Liverpool Football Club is in my blood.
My grandad, Bill Jones, played 277 games for the club and won the league title in 1947. He’s the reason I’ve always been a Liverpool fan and from the age of six or seven he would take me to games.
From there, you just get the bug, don’t you? By the time I was 14 or 15 I was going to the games on my own and would stand on the Kop. My dad was a Liverpool fan too and I think that’s the way it works in families. My kids are the same: my son goes to the game now and he loves it, and it’s not a bad club to support as a kid, is it? I definitely picked the right one.
It was always my absolute dream to play for Liverpool. I would kick a ball around in the garden with my grandad and he always supported me when I was playing Sunday league football – I remember that he’d come to watch me play.

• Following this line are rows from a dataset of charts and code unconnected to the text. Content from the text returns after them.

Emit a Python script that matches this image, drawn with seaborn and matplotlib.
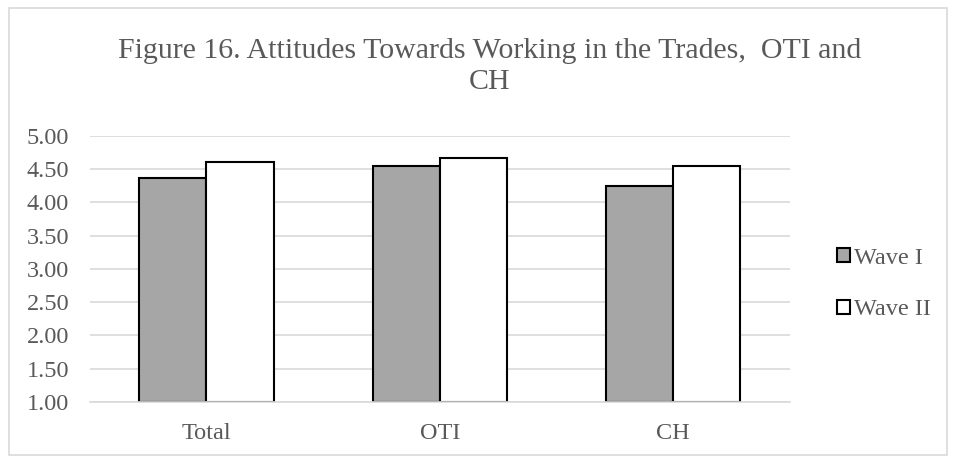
import pandas as pd
import matplotlib.pyplot as plt
import seaborn as sns
from matplotlib.patches import Rectangle

categories = ["Total", "OTI", "CH"]
wave_1 = [4.37, 4.54, 4.24]
wave_2 = [4.60, 4.67, 4.54]
series_names = ["Wave I", "Wave II"]
y_ticks = [1.0, 1.5, 2.0, 2.5, 3.0, 3.5, 4.0, 4.5, 5.0]

df = pd.DataFrame({
    "group": categories * 2,
    "score": wave_1 + wave_2,
    "wave": [series_names[0]] * 3 + [series_names[1]] * 3,
})

sns.set_theme(style="white")
plt.rcParams["font.family"] = ["Liberation Serif", "DejaVu Serif"]

fig = plt.figure(figsize=(9.56, 4.62), dpi=100)
ax = fig.add_axes([0.094, 0.130, 0.732, 0.576])

sns.barplot(data=df, x="group", y="score", hue="wave",
            palette={"Wave I": "#a6a6a6", "Wave II": "#ffffff"},
            width=0.575, edgecolor="black", linewidth=1.5,
            legend=False, ax=ax)

# bars start at the axis floor (1.00) rather than 0
for bar in ax.patches:
    h = bar.get_height()
    bar.set_y(1.0)
    bar.set_height(h - 1.0)

ax.set_ylim(1.0, 5.0)
ax.set_xlim(-0.5, 2.5)
ax.set_yticks(y_ticks)
ax.set_yticklabels([f"{t:.2f}" for t in y_ticks])
ax.yaxis.grid(True, color="#d9d9d9", linewidth=1.2)
ax.set_axisbelow(True)
for side in ["top", "right", "left"]:
    ax.spines[side].set_visible(False)
ax.spines["bottom"].set_color("#d9d9d9")
ax.spines["bottom"].set_linewidth(1.2)
ax.tick_params(axis="both", length=0, labelsize=17.5, labelcolor="#595959")
ax.tick_params(axis="x", pad=15)
ax.tick_params(axis="y", pad=15)
ax.set_xlabel("")
ax.set_ylabel("")

fig.text(0.512, 0.856,
         "Figure 16. Attitudes Towards Working in the Trades,  OTI and\nCH",
         ha="center", va="center", fontsize=21.5, color="#595959",
         linespacing=1.26)

handles = [Rectangle((0, 0), 1, 1, facecolor="#a6a6a6", edgecolor="black", linewidth=1.5),
           Rectangle((0, 0), 1, 1, facecolor="#ffffff", edgecolor="black", linewidth=1.5)]
leg = fig.legend(handles, series_names, loc="center left",
                 bbox_to_anchor=(0.876, 0.385), frameon=False, fontsize=17.5,
                 handlelength=0.5, handleheight=0.5, handletextpad=0.2,
                 labelspacing=1.25, borderpad=0, borderaxespad=0)
for t in leg.get_texts():
    t.set_color("#595959")

fig.patches.append(Rectangle((0.009, 0.015), 0.982, 0.968, transform=fig.transFigure,
                             fill=False, edgecolor="#d9d9d9", linewidth=1.2))

fig.savefig("out.png", dpi=100, facecolor="white")
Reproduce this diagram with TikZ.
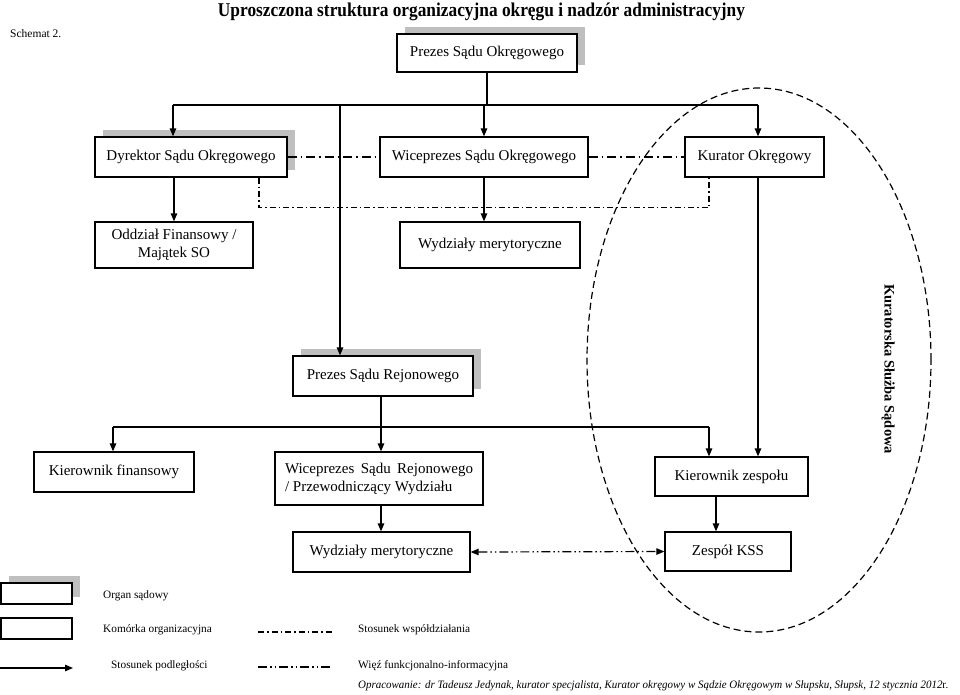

Playing professionally, and for Liverpool, was always the dream, but it’s the dream for a lot of kids and it doesn’t always happen. I had an ability there and you get a bit of luck along the way as well, and I suppose it was strange that I ended up playing for Liverpool like him. We are actually the only grandfather and grandson combination to ever play for the club, so our family has its own unique little bit of LFC history.
My first experience of playing at Anfield was actually against Liverpool, though.
I was 18 and playing for Crewe Alexandra, where I’d come up through the youth system, in a League Cup game. We were in Division Four [now League Two] at the time. That’s like the start of the dream coming true – to get to play at Anfield. I just never thought that a year later I would be there playing for Liverpool!
All my family were there and I can remember the game clearly. I think for the first 20 minutes or so we actually played really well, but in the end they had far too much for us and we lost 5-1. I actually played quite well and it got reported for a few weeks after that Kenny Dalglish was thinking then of possibly buying me.
If remember rightly, I think Liverpool did contact Dario [Gradi, Crewe manager] at that time but he put them off. He said I was too young and not ready yet, so that fizzled out.
But a year later, in early October 1991, the time was right. It all happened so quickly.
I played for Crewe on the Wednesday, then on the Thursday I got a phone call from Dario saying that Graeme Souness had been in touch. Liverpool wanted to buy me and they wanted to meet me on the Friday.
You didn’t really have agents in those days so Dario sent Kenny Swain to drive me to meet Graeme and all the staff. I remember Dario saying, ‘Go there but if it’s not right and you don’t want to sign, you don’t have to,’ and I was thinking, ‘Mate, there is not a hope in hell that I am going there and not signing for Liverpool!’ The money just didn’t matter at all; this was my chance to play for Liverpool.